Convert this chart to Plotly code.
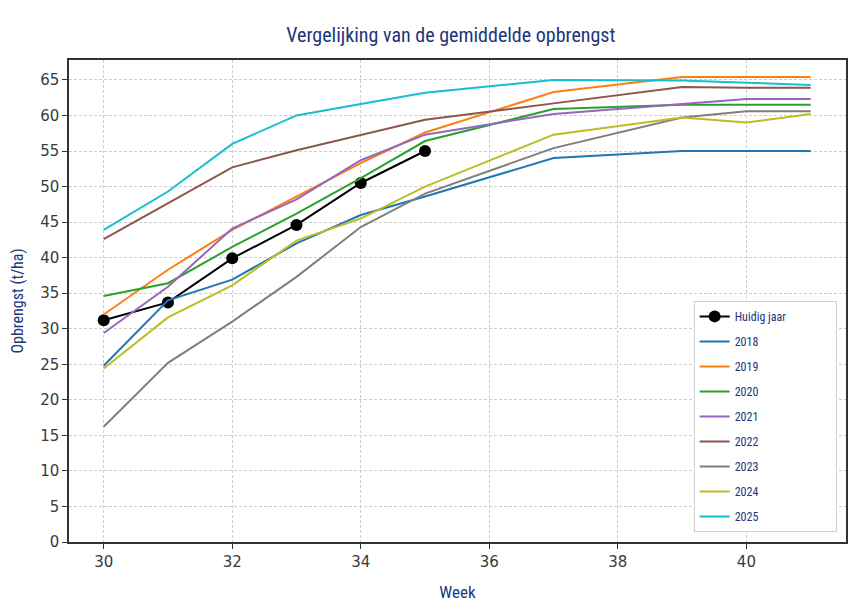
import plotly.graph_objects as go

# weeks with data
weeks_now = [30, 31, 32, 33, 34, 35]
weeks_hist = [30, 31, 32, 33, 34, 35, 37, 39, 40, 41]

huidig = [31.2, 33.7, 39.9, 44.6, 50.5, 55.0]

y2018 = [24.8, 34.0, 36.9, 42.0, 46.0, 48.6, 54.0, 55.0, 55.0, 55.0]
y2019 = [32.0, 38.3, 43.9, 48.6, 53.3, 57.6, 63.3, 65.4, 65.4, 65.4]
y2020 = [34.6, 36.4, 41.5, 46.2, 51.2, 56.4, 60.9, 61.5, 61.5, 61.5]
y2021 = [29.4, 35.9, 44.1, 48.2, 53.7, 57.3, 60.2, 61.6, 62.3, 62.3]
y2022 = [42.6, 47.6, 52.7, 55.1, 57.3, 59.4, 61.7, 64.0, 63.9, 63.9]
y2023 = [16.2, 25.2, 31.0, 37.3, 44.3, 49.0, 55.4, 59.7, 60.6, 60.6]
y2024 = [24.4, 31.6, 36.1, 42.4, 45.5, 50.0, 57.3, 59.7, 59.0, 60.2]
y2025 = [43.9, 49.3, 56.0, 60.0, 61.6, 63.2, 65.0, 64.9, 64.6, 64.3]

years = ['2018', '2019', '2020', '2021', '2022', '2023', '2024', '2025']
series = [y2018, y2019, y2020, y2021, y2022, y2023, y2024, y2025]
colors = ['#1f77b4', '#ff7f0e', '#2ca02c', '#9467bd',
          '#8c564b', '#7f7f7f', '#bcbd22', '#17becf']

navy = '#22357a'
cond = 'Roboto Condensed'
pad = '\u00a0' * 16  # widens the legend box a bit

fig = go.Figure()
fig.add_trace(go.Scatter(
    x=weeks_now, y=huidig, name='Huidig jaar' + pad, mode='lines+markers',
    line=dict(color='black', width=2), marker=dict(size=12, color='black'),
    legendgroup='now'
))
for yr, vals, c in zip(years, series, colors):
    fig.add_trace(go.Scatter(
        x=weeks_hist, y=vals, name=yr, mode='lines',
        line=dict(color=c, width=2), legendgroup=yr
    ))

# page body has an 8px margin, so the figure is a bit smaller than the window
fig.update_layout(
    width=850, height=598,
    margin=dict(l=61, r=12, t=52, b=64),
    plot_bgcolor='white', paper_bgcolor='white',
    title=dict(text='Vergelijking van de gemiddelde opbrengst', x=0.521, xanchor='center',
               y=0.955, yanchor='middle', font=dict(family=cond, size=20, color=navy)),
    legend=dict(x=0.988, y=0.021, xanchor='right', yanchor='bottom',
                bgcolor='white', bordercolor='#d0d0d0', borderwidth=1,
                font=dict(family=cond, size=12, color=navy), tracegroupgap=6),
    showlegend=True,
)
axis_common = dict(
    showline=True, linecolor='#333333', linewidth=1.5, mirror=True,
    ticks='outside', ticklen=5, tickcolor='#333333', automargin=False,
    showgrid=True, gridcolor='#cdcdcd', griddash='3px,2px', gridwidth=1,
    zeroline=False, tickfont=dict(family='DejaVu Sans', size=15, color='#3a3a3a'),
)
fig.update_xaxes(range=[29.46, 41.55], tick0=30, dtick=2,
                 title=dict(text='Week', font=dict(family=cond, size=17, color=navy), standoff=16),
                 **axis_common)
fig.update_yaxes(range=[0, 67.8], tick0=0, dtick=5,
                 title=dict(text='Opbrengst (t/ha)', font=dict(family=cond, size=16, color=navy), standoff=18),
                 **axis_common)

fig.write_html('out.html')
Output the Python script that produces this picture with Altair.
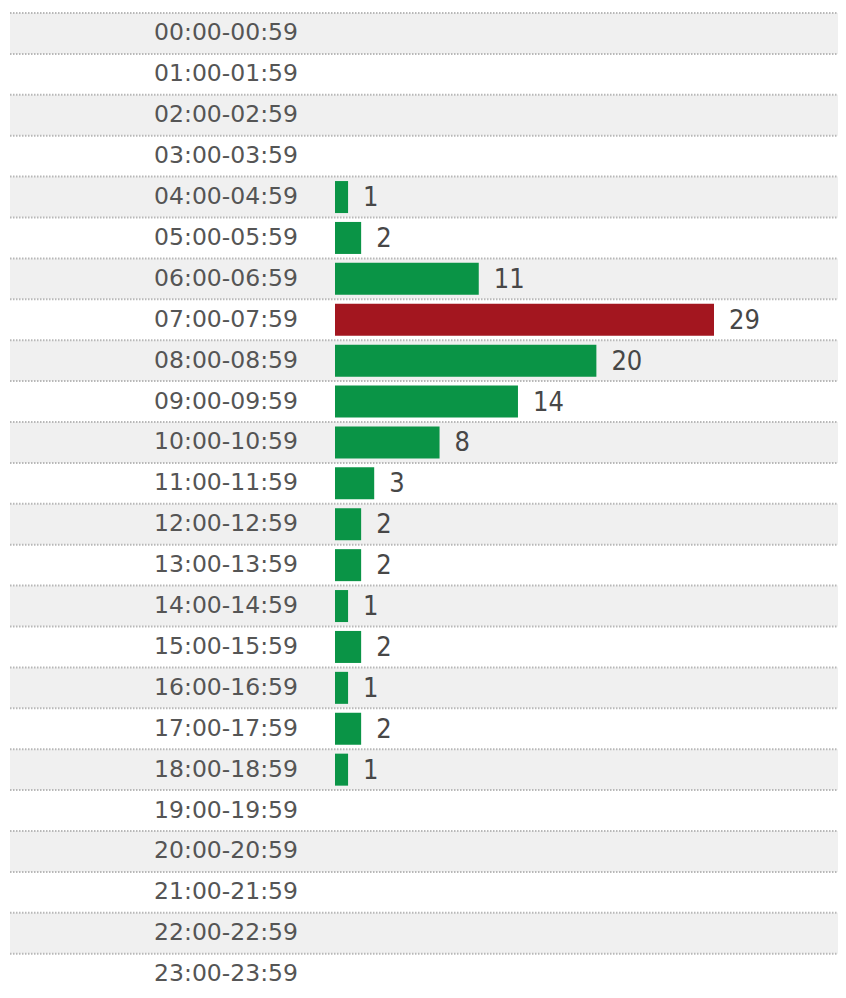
■ ■ ■ ■ ■ ■ ■
### The task
Copy the entries above faithfully and omit every image.

### Answer to the problem
Convert this chart to Plotly code.
import plotly.graph_objects as go

# weeks with data
weeks_now = [30, 31, 32, 33, 34, 35]
weeks_hist = [30, 31, 32, 33, 34, 35, 37, 39, 40, 41]

huidig = [31.2, 33.7, 39.9, 44.6, 50.5, 55.0]

y2018 = [24.8, 34.0, 36.9, 42.0, 46.0, 48.6, 54.0, 55.0, 55.0, 55.0]
y2019 = [32.0, 38.3, 43.9, 48.6, 53.3, 57.6, 63.3, 65.4, 65.4, 65.4]
y2020 = [34.6, 36.4, 41.5, 46.2, 51.2, 56.4, 60.9, 61.5, 61.5, 61.5]
y2021 = [29.4, 35.9, 44.1, 48.2, 53.7, 57.3, 60.2, 61.6, 62.3, 62.3]
y2022 = [42.6, 47.6, 52.7, 55.1, 57.3, 59.4, 61.7, 64.0, 63.9, 63.9]
y2023 = [16.2, 25.2, 31.0, 37.3, 44.3, 49.0, 55.4, 59.7, 60.6, 60.6]
y2024 = [24.4, 31.6, 36.1, 42.4, 45.5, 50.0, 57.3, 59.7, 59.0, 60.2]
y2025 = [43.9, 49.3, 56.0, 60.0, 61.6, 63.2, 65.0, 64.9, 64.6, 64.3]

years = ['2018', '2019', '2020', '2021', '2022', '2023', '2024', '2025']
series = [y2018, y2019, y2020, y2021, y2022, y2023, y2024, y2025]
colors = ['#1f77b4', '#ff7f0e', '#2ca02c', '#9467bd',
          '#8c564b', '#7f7f7f', '#bcbd22', '#17becf']

navy = '#22357a'
cond = 'Roboto Condensed'
pad = '\u00a0' * 16  # widens the legend box a bit

fig = go.Figure()
fig.add_trace(go.Scatter(
    x=weeks_now, y=huidig, name='Huidig jaar' + pad, mode='lines+markers',
    line=dict(color='black', width=2), marker=dict(size=12, color='black'),
    legendgroup='now'
))
for yr, vals, c in zip(years, series, colors):
    fig.add_trace(go.Scatter(
        x=weeks_hist, y=vals, name=yr, mode='lines',
        line=dict(color=c, width=2), legendgroup=yr
    ))

# page body has an 8px margin, so the figure is a bit smaller than the window
fig.update_layout(
    width=850, height=598,
    margin=dict(l=61, r=12, t=52, b=64),
    plot_bgcolor='white', paper_bgcolor='white',
    title=dict(text='Vergelijking van de gemiddelde opbrengst', x=0.521, xanchor='center',
               y=0.955, yanchor='middle', font=dict(family=cond, size=20, color=navy)),
    legend=dict(x=0.988, y=0.021, xanchor='right', yanchor='bottom',
                bgcolor='white', bordercolor='#d0d0d0', borderwidth=1,
                font=dict(family=cond, size=12, color=navy), tracegroupgap=6),
    showlegend=True,
)
axis_common = dict(
    showline=True, linecolor='#333333', linewidth=1.5, mirror=True,
    ticks='outside', ticklen=5, tickcolor='#333333', automargin=False,
    showgrid=True, gridcolor='#cdcdcd', griddash='3px,2px', gridwidth=1,
    zeroline=False, tickfont=dict(family='DejaVu Sans', size=15, color='#3a3a3a'),
)
fig.update_xaxes(range=[29.46, 41.55], tick0=30, dtick=2,
                 title=dict(text='Week', font=dict(family=cond, size=17, color=navy), standoff=16),
                 **axis_common)
fig.update_yaxes(range=[0, 67.8], tick0=0, dtick=5,
                 title=dict(text='Opbrengst (t/ha)', font=dict(family=cond, size=16, color=navy), standoff=18),
                 **axis_common)

fig.write_html('out.html')
Output the Python script that produces this picture with Altair.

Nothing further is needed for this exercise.